[TASK BRIEF] Please print exactly the lines below, from the start of the material up to and including the line with "324.8, 321.6, 316.8];", but none of the pictures.

===== DATA LISTING

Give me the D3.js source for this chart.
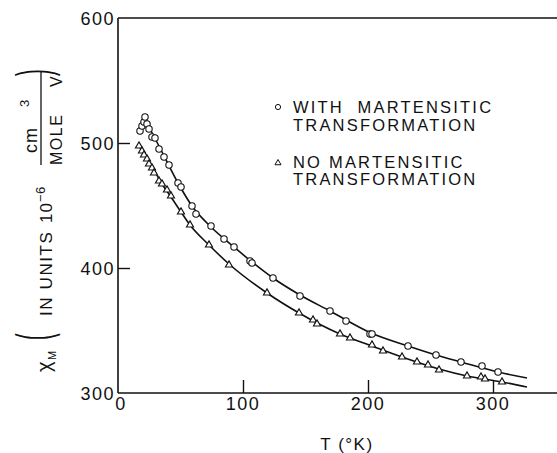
<!DOCTYPE html>
<html>
<head>
<meta charset="utf-8">
<script src="https://cdn.jsdelivr.net/npm/d3@7"></script>
<style>
  html, body { margin: 0; padding: 0; background: #fff; }
  svg { display: block; }
  text { font-family: "Liberation Sans", Arial, Helvetica, sans-serif; fill: #111; white-space: pre; }
</style>
</head>
<body>
<svg id="chart" width="557" height="453"></svg>
<script>
// ---- data (T in K, chi_M in 1e-6 cm^3 / mole V) ----
const withT   = [17.6, 19.2, 20.8, 21.6, 23.2, 24.8, 27.2, 29.6, 32.8, 36.8, 40.8, 48, 50.4, 59.2, 62.4, 74.4, 84.8, 92.8, 105.6, 107.2, 124, 145.6, 169.6, 182.4, 201.6, 203.2, 232, 254.4, 274.4, 291.2, 304];
const withChi = [509.6, 513.6, 516.8, 520.8, 515.2, 511.2, 504.8, 504, 495.2, 488.8, 482.4, 468, 464.8, 449.6, 443.2, 433.6, 423.2, 416.8, 405.6, 404, 392, 377.6, 365.6, 357.6, 347.2, 347.2, 337.6, 330.4, 324.8, 321.6, 316.8];

const noT   = [16.8, 19.2, 20.8, 23.2, 24.8, 27.2, 28.8, 32.8, 35.2, 39.2, 42.4, 50.4, 57.6, 72.8, 88.8, 119.2, 144.8, 156, 159.2, 177.6, 185.6, 203.2, 212, 227.2, 239.2, 248, 256.8, 279.2, 290.4, 293.6, 307.2];
const noChi = [497.6, 493.6, 490.4, 487.2, 483.2, 480, 476, 469.6, 467.2, 462.4, 457.6, 444.8, 434.4, 418.4, 402.4, 380, 364, 358.4, 355.2, 347.2, 344, 338.4, 333.6, 328.8, 324.8, 322.4, 318.4, 313.6, 312.8, 311.2, 308.8];

// smooth fitted curves as drawn in the figure
const withFitT   = [24, 33.6, 48, 59.2, 74.4, 92.8, 107.2, 124, 145.6, 169.6, 202.4, 232, 254.4, 274.4, 304, 327.2];
const withFitChi = [514.4, 496, 468, 449.6, 432.8, 416.8, 404.8, 392, 378.4, 365.6, 348, 337.6, 330.4, 324.8, 316.8, 312];
const noFitT   = [16.8, 25.6, 35.2, 42.4, 50.4, 57.6, 72.8, 88.8, 119.2, 144.8, 177.6, 203.2, 227.2, 256.8, 279.2, 307.2, 327.2];
const noFitChi = [497.6, 484, 467.2, 456.8, 444.8, 434.4, 418.4, 403.2, 380, 364, 347.2, 337.6, 328.8, 319.2, 313.6, 308.8, 304.8];

const xTicks = [0, 100, 200, 300];
const yTicks = [300, 400, 500, 600];
const legendLabels = [["WITH  MARTENSITIC", "TRANSFORMATION"], ["NO MARTENSITIC", "TRANSFORMATION"]];
const xTitle = "T (°K)";

// ---- layout ----
const svg = d3.select("#chart");
const x = d3.scaleLinear().domain([0, 351.2]).range([118, 557]);
const y = d3.scaleLinear().domain([300, 600]).range([393, 18]);
const ink = "#111";

// frame (left, top, bottom; right side cut off)
const frame = svg.append("g").attr("stroke", ink).attr("stroke-width", 1.6).attr("fill", "none");
frame.append("line").attr("x1", x(0)).attr("x2", x(0)).attr("y1", y(600)).attr("y2", y(300));
frame.append("line").attr("x1", x(0)).attr("x2", x(351.2)).attr("y1", y(600)).attr("y2", y(600));
frame.append("line").attr("x1", x(0)).attr("x2", x(351.2)).attr("y1", y(300)).attr("y2", y(300));

// x axis (ticks pointing inward)
const xAxis = d3.axisTop(x).tickValues(xTicks).tickSize(13).tickFormat("");
const gx = svg.append("g").attr("transform", `translate(0,${y(300)})`).call(xAxis);
gx.select(".domain").remove();
gx.selectAll(".tick line").attr("stroke", ink).attr("stroke-width", 1.4)
  .filter(d => d === 0).remove();
svg.append("g").selectAll("text").data(xTicks).join("text")
  .attr("x", d => x(d) + (d === 0 ? 3 : 0))
  .attr("y", y(300) + 17)
  .attr("text-anchor", "middle")
  .attr("font-size", 18).attr("letter-spacing", 1.5)
  .text(d => d);

// y axis (ticks pointing inward)
const yAxis = d3.axisRight(y).tickValues(yTicks).tickSize(12).tickFormat("");
const gy = svg.append("g").attr("transform", `translate(${x(0)},0)`).call(yAxis);
gy.select(".domain").remove();
gy.selectAll(".tick line").attr("stroke", ink).attr("stroke-width", 1.4)
  .filter(d => d === 300 || d === 600).remove();
svg.append("g").selectAll("text").data(yTicks).join("text")
  .attr("x", x(0) - 3)
  .attr("y", d => y(d) + 7)
  .attr("text-anchor", "end")
  .attr("font-size", 18).attr("letter-spacing", 1.5)
  .text(d => d);

// x title
svg.append("text").attr("x", 347).attr("y", 450).attr("text-anchor", "middle")
  .attr("font-size", 17).attr("letter-spacing", 1.5).text(xTitle);

// y title (rotated group: u along text, v = screen x)
const yt = svg.append("g").attr("transform", "rotate(-90)");
function rt(u, v, str, size, extra) {
  const t = yt.append("text").attr("x", u).attr("y", v).attr("font-size", size).text(str);
  if (extra) extra(t);
  return t;
}
rt(-372, 51, "χ", 20);
rt(-360, 56, "M", 11, t => t.attr("letter-spacing", 0.5));
yt.append("text").attr("font-size", 20).attr("font-weight", 300).text("(")
  .attr("transform", "translate(-340,50) scale(1,2.4)");
rt(-316, 52, "IN UNITS", 17, t => t.attr("letter-spacing", 1.6));
rt(-223, 52, "10", 17, t => t.attr("letter-spacing", 1));
rt(-202, 45, "−6", 13, t => t.attr("letter-spacing", 0.5));
yt.append("line").attr("x1", -165).attr("x2", -72).attr("y1", 41).attr("y2", 41)
  .attr("stroke", ink).attr("stroke-width", 1.3);
rt(-153, 37, "cm", 18, t => t.attr("letter-spacing", 1));
rt(-107, 29, "3", 13);
rt(-165, 62, "MOLE", 16, t => t.attr("letter-spacing", 1.5));
rt(-87, 62, "V", 16);
yt.append("text").attr("font-size", 20).attr("font-weight", 300).text(")")
  .attr("transform", "translate(-76,50) scale(1,2.4)");

// curves
const line = d3.line().x(d => x(d[0])).y(d => y(d[1])).curve(d3.curveMonotoneX);
svg.append("path").datum(d3.zip(withFitT, withFitChi)).attr("d", line)
  .attr("fill", "none").attr("stroke", ink).attr("stroke-width", 1.6);
svg.append("path").datum(d3.zip(noFitT, noFitChi)).attr("d", line)
  .attr("fill", "none").attr("stroke", ink).attr("stroke-width", 1.6);

// markers
svg.append("g").selectAll("circle").data(d3.zip(withT, withChi)).join("circle")
  .attr("cx", d => x(d[0])).attr("cy", d => y(d[1])).attr("r", 3.2)
  .attr("fill", "#fff").attr("stroke", ink).attr("stroke-width", 1.1);
const tri = d3.symbol().type(d3.symbolTriangle).size(22);
svg.append("g").selectAll("path").data(d3.zip(noT, noChi)).join("path")
  .attr("d", tri).attr("transform", d => `translate(${x(d[0])},${y(d[1])})`)
  .attr("fill", "#fff").attr("stroke", ink).attr("stroke-width", 1.1);

// legend
const lg = svg.append("g");
lg.append("circle").attr("cx", 278).attr("cy", 107).attr("r", 2.6)
  .attr("fill", "#fff").attr("stroke", ink).attr("stroke-width", 1);
lg.append("path").attr("d", d3.symbol().type(d3.symbolTriangle).size(16)())
  .attr("transform", "translate(278,163)")
  .attr("fill", "#fff").attr("stroke", ink).attr("stroke-width", 1);
const legY = [[113, 131], [168, 185]];
legendLabels.forEach((lines, i) => {
  lines.forEach((s, j) => {
    lg.append("text").attr("x", 293).attr("y", legY[i][j])
      .attr("font-size", 16.5).attr("letter-spacing", 2.2).text(s);
  });
});
</script>
</body>
</html>
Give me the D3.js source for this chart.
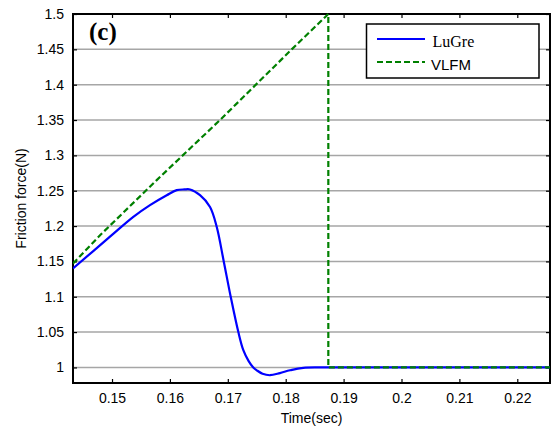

==========

[PROBLEM SOLUTION]
Give me the D3.js source for this chart.
<!DOCTYPE html>
<html>
<head>
<meta charset="utf-8">
<script src="https://cdn.jsdelivr.net/npm/d3@7"></script>
<style>
  html, body { margin: 0; padding: 0; background: #fff; }
  svg { display: block; }
  text { font-family: "Liberation Sans", Arial, Helvetica, sans-serif; fill: #111; white-space: pre; }
</style>
</head>
<body>
<svg id="chart" width="557" height="453"></svg>
<script>
// ---- data (T in K, chi_M in 1e-6 cm^3 / mole V) ----
const withT   = [17.6, 19.2, 20.8, 21.6, 23.2, 24.8, 27.2, 29.6, 32.8, 36.8, 40.8, 48, 50.4, 59.2, 62.4, 74.4, 84.8, 92.8, 105.6, 107.2, 124, 145.6, 169.6, 182.4, 201.6, 203.2, 232, 254.4, 274.4, 291.2, 304];
const withChi = [509.6, 513.6, 516.8, 520.8, 515.2, 511.2, 504.8, 504, 495.2, 488.8, 482.4, 468, 464.8, 449.6, 443.2, 433.6, 423.2, 416.8, 405.6, 404, 392, 377.6, 365.6, 357.6, 347.2, 347.2, 337.6, 330.4, 324.8, 321.6, 316.8];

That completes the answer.